At the end of this week, I presented at Kemp! Preparing for doing so was helpful because it gave me the push to make a lot of the numerical visual aids I’d be using in my final paper anyway, and deciding how to format and structure these in advance ended up being helpful in how I envisioned the rest of my writing process. I think my presentation went fairly well; I think that if I’d had the entirety of my paper written rather than just part, it could have been a little bit more interesting, but I was writing long two papers concurrently that week (and presenting three times at Kemp!) and at the very least my presentation was an effective overview of my topic.
I liked seeing my classmates’ presentations, though Dr. Scanlon’s question about confirmation bias made me remember what I’d felt about the Great War poetry study I’d looked at the previous week. I answered her by replying that this kind of confirmation bias was exactly what I’d wished to avoid in studying. I don’t think there’s anything terribly wrong with asking questions we already think we know the answers to – in first reading All Quiet on the Western Front, I certainly wanted to plug it into a number counter and confirm which I already knew, which is that in the chapters where Paul goes on leave, there’s a huge downturn in “we” and a great uptick in “I”. But on its own, this kind of numerical result doesn’t make for a super interesting avenue of literary investigation. That’s why I admired Blatt’s approach, one focused on asking a legitimate question that did not by default have obvious answers.

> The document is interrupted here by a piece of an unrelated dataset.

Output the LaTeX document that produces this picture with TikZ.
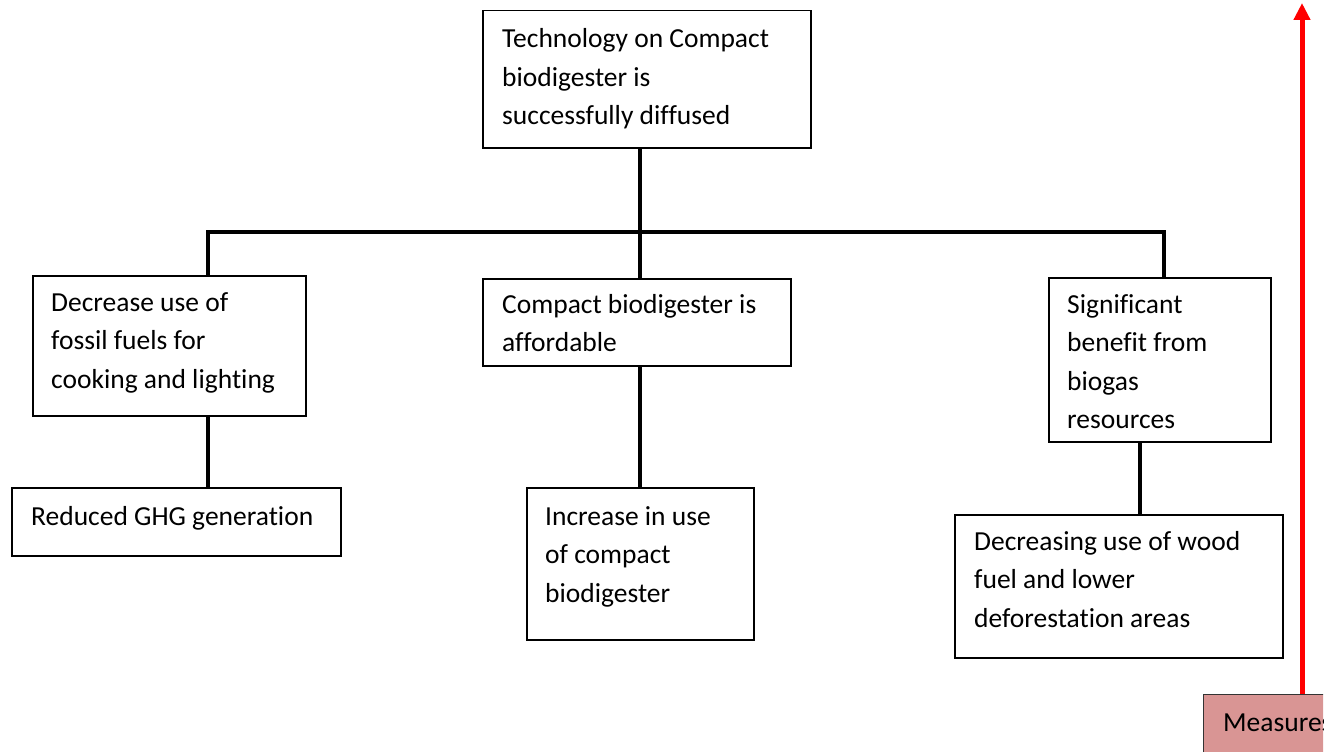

Overall, though, I feel like I learned a lot from this class, and I was deeply invested in Wednesday’s discussion on the place of computational and quantitative approaches in the greater field of literary studies! I feel grateful for being more aware of these contemporary voices in the field, as well as having gotten to engage with some of them, and I look forward to seeing everyone else’s presentations, as well as finishing my paper!